» **Data for the task**
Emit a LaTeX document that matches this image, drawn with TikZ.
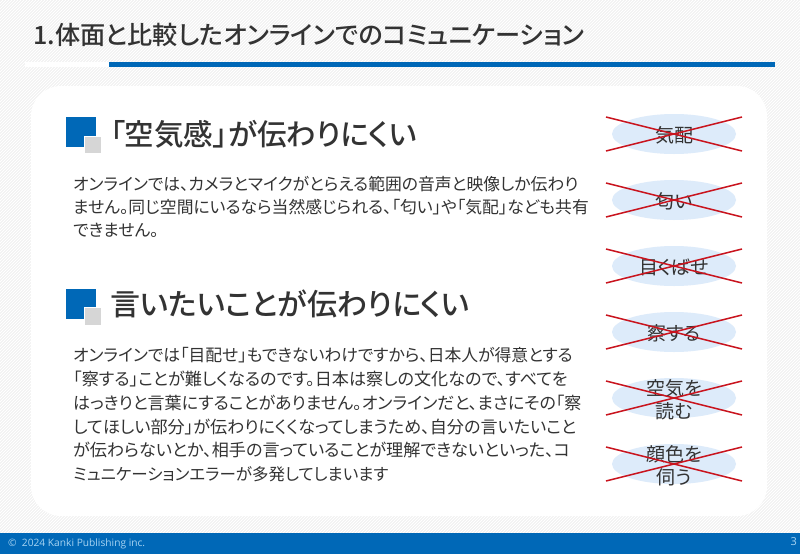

...

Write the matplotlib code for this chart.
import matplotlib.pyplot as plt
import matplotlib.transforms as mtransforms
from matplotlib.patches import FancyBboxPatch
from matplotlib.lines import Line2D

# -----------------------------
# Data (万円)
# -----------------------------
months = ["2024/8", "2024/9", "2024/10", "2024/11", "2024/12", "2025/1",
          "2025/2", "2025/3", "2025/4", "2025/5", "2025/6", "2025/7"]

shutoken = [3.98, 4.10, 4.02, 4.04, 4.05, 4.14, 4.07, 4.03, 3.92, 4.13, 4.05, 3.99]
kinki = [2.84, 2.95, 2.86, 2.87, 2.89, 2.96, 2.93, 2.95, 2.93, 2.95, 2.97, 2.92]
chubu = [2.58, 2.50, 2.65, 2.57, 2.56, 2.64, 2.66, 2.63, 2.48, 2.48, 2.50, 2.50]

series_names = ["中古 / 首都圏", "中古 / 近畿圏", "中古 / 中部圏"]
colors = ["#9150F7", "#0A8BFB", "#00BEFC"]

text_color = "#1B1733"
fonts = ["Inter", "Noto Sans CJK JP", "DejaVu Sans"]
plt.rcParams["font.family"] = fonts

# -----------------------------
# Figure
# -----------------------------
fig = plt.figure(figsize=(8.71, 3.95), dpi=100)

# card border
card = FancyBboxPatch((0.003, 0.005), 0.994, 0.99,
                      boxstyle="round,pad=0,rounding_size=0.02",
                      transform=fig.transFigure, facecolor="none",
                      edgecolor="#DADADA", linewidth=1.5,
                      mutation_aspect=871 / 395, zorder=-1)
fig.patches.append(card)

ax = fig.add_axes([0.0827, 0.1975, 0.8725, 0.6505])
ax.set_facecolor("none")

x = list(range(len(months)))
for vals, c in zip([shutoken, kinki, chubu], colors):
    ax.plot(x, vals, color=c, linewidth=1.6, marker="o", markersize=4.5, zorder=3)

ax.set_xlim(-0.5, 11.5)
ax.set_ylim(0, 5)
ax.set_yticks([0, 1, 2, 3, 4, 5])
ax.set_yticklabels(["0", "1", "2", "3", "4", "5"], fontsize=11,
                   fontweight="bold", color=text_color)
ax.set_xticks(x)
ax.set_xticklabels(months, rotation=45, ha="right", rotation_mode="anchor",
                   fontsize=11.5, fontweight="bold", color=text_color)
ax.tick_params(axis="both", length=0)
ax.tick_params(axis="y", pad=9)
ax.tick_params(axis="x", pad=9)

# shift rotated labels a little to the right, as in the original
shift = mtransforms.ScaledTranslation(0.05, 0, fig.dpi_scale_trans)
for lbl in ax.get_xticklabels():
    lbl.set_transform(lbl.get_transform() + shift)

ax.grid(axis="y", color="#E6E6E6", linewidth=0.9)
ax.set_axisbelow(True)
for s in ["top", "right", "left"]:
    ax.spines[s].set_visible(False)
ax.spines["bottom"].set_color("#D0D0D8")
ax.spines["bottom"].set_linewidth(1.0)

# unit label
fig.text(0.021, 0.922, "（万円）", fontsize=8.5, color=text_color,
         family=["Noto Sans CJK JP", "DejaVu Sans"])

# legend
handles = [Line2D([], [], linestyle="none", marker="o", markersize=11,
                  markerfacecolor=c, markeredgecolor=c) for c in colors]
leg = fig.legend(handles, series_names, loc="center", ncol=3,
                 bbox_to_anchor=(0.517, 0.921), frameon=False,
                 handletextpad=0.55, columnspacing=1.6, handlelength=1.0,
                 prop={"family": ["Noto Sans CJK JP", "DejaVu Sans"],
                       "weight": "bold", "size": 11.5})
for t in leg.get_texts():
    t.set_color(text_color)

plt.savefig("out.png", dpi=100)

» **What to do**
From the entries, copy out each line containing the word "this".

» **Final result**
Emit a LaTeX document that matches this image, drawn with TikZ.
Write the matplotlib code for this chart.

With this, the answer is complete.